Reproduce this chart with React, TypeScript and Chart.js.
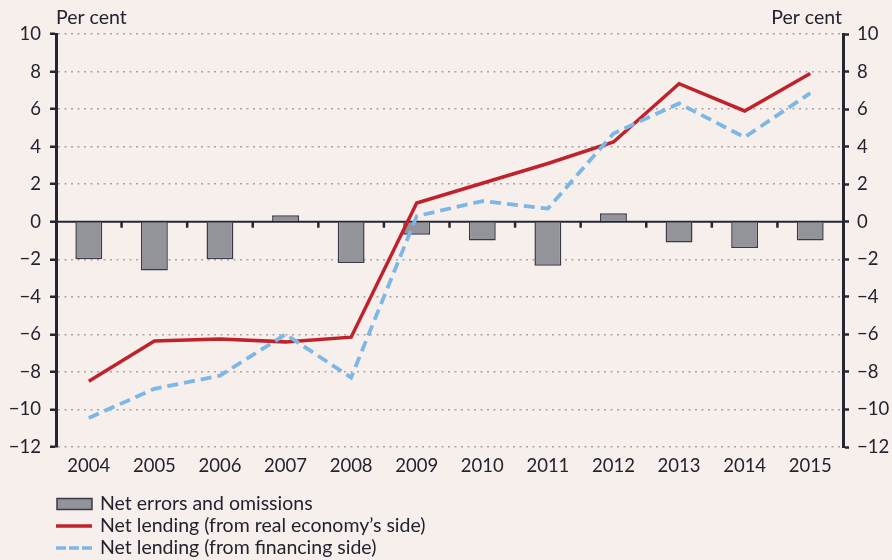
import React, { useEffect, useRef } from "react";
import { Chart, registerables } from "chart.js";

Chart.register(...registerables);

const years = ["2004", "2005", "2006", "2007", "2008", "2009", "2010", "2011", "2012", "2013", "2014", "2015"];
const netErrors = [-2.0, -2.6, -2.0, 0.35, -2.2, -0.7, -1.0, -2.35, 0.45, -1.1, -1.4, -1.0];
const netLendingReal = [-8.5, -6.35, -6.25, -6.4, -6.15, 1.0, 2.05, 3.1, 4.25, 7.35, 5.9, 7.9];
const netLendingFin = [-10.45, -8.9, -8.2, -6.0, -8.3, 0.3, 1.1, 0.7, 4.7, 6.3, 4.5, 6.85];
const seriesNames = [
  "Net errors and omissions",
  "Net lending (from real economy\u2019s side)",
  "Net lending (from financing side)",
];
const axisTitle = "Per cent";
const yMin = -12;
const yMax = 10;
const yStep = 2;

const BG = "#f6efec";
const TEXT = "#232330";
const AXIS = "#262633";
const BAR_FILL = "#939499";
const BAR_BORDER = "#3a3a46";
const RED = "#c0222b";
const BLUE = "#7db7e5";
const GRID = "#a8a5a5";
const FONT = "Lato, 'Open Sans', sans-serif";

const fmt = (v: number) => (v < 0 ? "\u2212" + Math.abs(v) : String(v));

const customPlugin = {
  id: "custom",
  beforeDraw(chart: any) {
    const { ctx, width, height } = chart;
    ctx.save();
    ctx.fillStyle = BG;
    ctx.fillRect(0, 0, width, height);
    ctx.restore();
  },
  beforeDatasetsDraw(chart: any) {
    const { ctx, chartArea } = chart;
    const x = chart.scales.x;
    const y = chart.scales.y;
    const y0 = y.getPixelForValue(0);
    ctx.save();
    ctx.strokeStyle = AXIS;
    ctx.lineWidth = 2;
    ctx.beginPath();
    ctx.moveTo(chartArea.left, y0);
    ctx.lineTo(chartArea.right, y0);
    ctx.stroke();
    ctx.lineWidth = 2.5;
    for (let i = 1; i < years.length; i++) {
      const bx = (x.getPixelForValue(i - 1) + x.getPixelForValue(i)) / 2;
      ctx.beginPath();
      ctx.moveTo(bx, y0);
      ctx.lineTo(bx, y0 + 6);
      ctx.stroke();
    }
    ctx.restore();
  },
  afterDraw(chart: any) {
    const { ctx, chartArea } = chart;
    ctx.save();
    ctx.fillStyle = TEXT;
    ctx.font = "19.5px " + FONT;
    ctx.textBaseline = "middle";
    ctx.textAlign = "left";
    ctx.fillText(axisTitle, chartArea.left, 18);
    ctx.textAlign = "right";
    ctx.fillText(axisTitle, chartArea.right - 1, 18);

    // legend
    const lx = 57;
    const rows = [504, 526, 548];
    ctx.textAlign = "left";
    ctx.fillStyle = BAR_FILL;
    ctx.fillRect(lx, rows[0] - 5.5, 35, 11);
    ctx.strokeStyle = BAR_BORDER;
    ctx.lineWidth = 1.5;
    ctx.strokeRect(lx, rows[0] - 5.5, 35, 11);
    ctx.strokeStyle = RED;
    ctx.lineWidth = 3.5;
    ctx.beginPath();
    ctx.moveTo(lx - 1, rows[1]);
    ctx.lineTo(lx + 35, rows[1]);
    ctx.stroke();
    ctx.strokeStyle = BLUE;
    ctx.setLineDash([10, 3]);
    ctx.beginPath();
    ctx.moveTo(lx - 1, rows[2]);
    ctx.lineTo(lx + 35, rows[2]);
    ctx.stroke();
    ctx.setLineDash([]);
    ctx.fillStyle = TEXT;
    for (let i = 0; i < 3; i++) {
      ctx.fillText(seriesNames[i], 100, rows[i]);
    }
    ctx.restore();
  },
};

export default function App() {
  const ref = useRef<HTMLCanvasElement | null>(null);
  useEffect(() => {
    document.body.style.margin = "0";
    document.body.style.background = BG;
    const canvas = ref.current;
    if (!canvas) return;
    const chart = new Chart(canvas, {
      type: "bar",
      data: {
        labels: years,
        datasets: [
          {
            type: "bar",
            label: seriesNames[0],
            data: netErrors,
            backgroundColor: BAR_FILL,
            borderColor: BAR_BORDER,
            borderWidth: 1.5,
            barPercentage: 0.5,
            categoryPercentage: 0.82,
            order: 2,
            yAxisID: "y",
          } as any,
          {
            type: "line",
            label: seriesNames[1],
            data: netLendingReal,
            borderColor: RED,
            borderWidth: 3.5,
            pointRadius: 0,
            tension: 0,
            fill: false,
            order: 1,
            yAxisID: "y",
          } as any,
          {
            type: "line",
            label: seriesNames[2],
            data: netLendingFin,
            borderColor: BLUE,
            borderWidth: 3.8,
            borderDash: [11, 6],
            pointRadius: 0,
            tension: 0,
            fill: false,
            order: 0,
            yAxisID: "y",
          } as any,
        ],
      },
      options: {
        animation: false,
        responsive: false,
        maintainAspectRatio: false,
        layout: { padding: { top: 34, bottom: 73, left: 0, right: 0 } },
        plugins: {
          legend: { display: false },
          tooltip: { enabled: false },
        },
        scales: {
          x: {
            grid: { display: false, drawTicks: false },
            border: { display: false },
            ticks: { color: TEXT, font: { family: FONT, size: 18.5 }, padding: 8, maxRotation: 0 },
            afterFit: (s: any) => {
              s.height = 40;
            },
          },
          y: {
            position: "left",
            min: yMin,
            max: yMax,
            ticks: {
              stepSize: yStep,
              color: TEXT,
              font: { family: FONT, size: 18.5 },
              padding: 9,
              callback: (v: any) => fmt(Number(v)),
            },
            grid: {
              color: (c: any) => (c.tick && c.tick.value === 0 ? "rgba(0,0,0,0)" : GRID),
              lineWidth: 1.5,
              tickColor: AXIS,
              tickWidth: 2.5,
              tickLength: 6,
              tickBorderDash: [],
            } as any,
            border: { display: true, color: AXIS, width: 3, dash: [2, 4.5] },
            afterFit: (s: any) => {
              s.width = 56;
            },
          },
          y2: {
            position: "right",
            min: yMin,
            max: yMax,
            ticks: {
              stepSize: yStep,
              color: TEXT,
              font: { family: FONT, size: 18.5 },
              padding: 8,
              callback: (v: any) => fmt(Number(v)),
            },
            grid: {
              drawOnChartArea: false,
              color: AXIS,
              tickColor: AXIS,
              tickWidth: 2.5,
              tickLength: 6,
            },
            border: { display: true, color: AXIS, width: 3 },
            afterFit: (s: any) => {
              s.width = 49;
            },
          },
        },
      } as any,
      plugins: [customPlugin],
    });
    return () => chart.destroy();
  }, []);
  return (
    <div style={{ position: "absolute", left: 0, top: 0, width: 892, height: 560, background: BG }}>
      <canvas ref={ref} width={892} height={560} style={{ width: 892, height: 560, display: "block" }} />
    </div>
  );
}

==

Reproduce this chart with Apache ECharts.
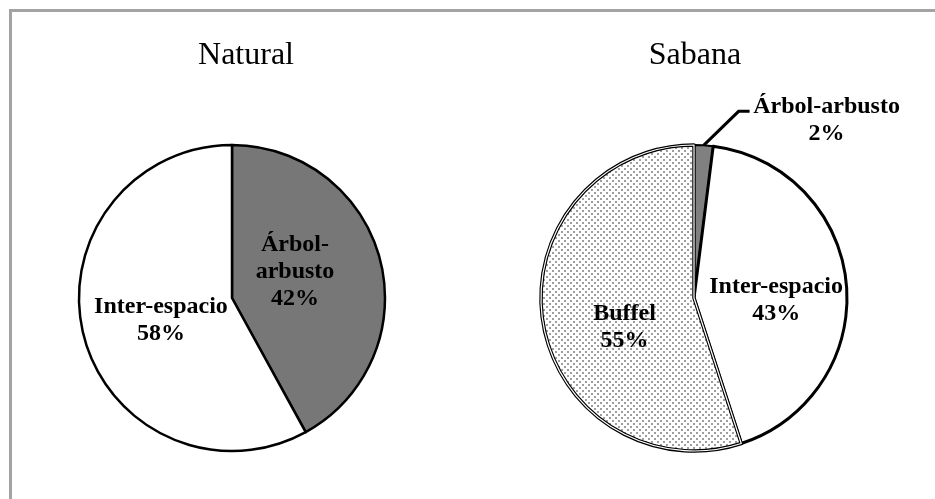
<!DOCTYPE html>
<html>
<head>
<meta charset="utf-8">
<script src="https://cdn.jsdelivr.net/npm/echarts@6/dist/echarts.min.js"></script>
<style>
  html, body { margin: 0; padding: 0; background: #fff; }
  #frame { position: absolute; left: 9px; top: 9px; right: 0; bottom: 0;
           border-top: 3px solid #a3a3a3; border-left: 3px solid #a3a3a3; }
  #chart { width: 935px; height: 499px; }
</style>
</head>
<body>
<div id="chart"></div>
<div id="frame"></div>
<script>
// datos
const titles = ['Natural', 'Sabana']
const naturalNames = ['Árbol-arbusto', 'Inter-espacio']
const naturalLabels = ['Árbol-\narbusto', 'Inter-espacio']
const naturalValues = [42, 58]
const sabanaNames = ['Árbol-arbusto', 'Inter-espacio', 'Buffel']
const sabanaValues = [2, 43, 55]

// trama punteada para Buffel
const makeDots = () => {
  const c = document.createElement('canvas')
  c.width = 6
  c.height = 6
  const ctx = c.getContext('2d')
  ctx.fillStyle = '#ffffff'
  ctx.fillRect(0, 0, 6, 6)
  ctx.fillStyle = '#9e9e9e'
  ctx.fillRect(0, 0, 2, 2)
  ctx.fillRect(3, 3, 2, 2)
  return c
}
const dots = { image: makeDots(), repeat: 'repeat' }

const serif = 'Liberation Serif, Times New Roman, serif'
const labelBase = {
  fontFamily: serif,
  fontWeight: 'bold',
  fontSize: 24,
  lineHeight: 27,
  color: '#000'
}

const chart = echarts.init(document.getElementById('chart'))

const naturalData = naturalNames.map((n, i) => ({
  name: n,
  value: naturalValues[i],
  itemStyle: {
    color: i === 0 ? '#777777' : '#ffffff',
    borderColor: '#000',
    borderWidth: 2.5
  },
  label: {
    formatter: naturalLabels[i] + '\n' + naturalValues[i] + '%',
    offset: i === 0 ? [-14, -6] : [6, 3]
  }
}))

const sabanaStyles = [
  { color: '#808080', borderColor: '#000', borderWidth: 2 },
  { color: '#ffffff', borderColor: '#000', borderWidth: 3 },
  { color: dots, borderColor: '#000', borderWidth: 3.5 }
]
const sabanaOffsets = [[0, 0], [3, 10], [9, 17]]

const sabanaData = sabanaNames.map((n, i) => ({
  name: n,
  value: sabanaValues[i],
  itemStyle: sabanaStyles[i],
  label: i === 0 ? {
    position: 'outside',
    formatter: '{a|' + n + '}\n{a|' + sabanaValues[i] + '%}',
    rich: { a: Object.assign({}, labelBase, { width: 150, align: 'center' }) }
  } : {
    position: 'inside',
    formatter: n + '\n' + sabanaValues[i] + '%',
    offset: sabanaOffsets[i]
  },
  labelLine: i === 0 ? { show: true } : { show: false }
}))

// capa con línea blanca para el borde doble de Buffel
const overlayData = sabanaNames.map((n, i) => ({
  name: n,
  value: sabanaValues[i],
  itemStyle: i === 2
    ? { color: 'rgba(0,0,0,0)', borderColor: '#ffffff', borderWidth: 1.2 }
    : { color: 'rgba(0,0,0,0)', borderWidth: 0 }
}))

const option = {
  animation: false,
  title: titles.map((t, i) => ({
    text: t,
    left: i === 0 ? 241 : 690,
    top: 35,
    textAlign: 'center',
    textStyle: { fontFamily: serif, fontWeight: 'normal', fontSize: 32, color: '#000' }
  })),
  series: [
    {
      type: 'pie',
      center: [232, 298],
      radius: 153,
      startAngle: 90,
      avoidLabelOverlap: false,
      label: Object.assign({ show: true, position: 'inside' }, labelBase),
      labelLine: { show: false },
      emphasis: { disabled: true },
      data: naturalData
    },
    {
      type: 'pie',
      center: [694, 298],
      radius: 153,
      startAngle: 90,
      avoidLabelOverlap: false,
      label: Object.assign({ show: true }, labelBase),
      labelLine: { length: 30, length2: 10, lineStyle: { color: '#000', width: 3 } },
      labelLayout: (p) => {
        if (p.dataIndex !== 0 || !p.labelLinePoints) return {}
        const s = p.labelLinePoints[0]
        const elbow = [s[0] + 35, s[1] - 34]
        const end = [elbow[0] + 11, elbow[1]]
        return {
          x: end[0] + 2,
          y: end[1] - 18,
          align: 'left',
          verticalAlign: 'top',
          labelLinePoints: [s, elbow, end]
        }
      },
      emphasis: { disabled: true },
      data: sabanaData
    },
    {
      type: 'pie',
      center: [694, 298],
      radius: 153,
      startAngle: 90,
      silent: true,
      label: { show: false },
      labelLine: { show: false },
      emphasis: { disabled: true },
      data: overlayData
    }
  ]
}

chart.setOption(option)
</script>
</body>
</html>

==

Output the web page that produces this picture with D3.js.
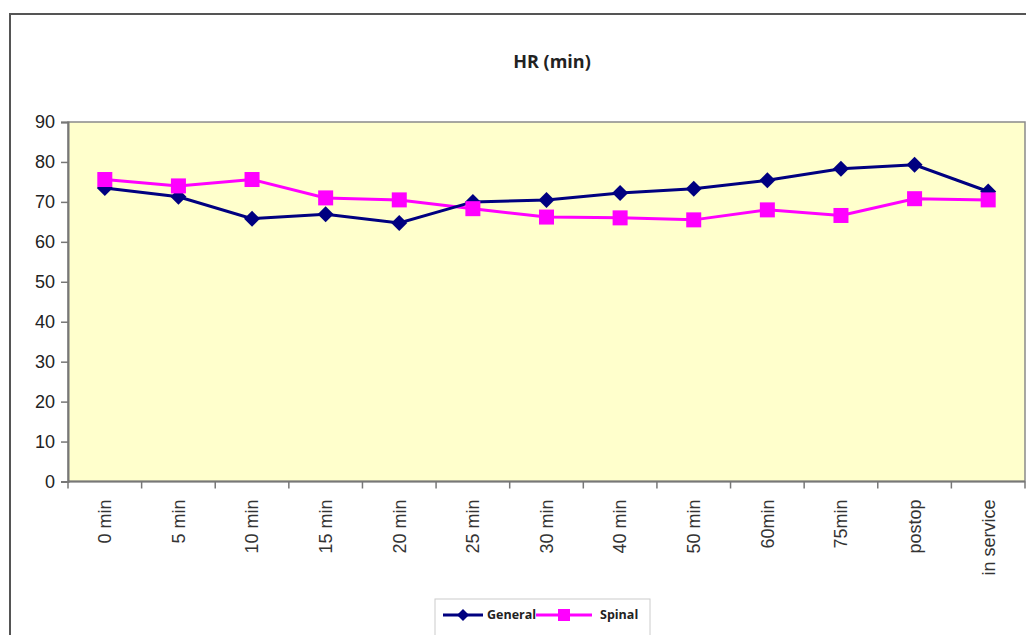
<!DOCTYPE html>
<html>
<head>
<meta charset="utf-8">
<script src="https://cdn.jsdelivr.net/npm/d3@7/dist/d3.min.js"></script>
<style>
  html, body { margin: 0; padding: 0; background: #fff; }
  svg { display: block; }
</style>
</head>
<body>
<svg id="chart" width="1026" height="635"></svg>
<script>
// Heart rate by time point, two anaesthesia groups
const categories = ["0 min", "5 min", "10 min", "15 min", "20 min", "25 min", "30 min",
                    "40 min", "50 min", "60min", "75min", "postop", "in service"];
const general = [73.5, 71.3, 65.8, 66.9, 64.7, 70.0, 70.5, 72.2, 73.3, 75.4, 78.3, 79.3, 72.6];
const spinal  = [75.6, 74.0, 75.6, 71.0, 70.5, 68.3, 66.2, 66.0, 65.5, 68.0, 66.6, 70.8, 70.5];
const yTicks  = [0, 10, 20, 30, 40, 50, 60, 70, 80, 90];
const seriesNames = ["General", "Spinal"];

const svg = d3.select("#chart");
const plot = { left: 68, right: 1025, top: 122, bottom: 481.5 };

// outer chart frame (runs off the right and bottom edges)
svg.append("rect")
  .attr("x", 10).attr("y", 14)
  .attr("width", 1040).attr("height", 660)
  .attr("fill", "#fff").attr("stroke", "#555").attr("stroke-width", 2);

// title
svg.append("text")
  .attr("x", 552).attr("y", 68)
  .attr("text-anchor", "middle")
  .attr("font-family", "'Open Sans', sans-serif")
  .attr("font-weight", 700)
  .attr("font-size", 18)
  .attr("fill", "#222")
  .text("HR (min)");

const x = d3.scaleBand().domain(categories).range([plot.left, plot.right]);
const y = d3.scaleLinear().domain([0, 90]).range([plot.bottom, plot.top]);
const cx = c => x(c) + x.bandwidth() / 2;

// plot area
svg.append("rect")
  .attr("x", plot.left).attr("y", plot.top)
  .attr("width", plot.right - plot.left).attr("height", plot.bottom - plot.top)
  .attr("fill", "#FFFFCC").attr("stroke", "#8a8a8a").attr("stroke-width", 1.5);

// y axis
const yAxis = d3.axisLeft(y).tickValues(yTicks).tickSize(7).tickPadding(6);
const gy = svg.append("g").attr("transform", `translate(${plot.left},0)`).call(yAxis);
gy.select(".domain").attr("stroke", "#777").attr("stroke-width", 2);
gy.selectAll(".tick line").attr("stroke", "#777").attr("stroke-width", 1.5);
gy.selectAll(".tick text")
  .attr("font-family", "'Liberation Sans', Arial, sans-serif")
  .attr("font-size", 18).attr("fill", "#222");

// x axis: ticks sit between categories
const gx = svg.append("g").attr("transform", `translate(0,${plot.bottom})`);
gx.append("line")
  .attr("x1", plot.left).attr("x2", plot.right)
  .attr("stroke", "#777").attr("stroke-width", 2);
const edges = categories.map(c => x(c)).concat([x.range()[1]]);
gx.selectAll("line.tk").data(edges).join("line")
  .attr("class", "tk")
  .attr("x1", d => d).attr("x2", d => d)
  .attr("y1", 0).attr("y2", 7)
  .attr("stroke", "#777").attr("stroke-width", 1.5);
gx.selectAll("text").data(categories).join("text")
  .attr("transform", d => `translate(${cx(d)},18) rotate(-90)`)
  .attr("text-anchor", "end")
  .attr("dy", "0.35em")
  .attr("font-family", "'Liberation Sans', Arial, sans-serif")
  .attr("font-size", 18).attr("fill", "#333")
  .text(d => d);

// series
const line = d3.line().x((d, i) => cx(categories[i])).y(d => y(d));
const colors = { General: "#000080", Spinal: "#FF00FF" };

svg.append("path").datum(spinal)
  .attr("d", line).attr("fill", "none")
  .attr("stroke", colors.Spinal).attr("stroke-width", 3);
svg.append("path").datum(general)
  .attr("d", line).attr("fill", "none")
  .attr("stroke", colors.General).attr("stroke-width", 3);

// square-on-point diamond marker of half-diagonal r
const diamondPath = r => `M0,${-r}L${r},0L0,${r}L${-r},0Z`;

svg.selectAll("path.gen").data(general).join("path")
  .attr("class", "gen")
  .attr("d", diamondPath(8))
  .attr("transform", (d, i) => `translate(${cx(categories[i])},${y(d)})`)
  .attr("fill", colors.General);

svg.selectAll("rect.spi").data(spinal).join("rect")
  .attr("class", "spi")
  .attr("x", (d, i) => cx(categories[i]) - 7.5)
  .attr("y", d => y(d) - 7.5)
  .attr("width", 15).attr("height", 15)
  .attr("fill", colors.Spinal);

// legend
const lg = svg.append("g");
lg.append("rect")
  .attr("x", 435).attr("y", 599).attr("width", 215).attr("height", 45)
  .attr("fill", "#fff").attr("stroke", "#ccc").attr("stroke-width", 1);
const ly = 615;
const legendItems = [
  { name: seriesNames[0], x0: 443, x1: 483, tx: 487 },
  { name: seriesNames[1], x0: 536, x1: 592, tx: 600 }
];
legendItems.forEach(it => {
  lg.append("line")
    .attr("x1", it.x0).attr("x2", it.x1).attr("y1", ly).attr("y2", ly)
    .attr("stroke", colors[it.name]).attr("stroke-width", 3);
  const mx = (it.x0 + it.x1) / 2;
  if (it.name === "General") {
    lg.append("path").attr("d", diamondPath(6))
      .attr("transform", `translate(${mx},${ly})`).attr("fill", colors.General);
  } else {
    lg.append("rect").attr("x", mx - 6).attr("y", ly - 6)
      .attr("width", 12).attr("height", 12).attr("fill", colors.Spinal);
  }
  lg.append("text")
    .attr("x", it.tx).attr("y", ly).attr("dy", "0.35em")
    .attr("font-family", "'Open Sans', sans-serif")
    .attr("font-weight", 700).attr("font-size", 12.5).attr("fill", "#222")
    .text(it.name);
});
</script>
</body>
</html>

What is asked >> Begin at the line that has "Reproduce this chart with Apache ECharts.", stop after the line that has "const chart = echarts.init(document.getElementById('chart'))", and reproduce every line between them exactly and nothing else. Pictures stay out of the copy.

Written answer >>
Reproduce this chart with Apache ECharts.
<!DOCTYPE html>
<html>
<head>
<meta charset="utf-8">
<script src="https://cdn.jsdelivr.net/npm/echarts@6/dist/echarts.min.js"></script>
<style>
  html, body { margin: 0; padding: 0; background: #fff; }
  #frame { position: absolute; left: 9px; top: 9px; right: 0; bottom: 0;
           border-top: 3px solid #a3a3a3; border-left: 3px solid #a3a3a3; }
  #chart { width: 935px; height: 499px; }
</style>
</head>
<body>
<div id="chart"></div>
<div id="frame"></div>
<script>
// datos
const titles = ['Natural', 'Sabana']
const naturalNames = ['Árbol-arbusto', 'Inter-espacio']
const naturalLabels = ['Árbol-\narbusto', 'Inter-espacio']
const naturalValues = [42, 58]
const sabanaNames = ['Árbol-arbusto', 'Inter-espacio', 'Buffel']
const sabanaValues = [2, 43, 55]

// trama punteada para Buffel
const makeDots = () => {
  const c = document.createElement('canvas')
  c.width = 6
  c.height = 6
  const ctx = c.getContext('2d')
  ctx.fillStyle = '#ffffff'
  ctx.fillRect(0, 0, 6, 6)
  ctx.fillStyle = '#9e9e9e'
  ctx.fillRect(0, 0, 2, 2)
  ctx.fillRect(3, 3, 2, 2)
  return c
}
const dots = { image: makeDots(), repeat: 'repeat' }

const serif = 'Liberation Serif, Times New Roman, serif'
const labelBase = {
  fontFamily: serif,
  fontWeight: 'bold',
  fontSize: 24,
  lineHeight: 27,
  color: '#000'
}

const chart = echarts.init(document.getElementById('chart'))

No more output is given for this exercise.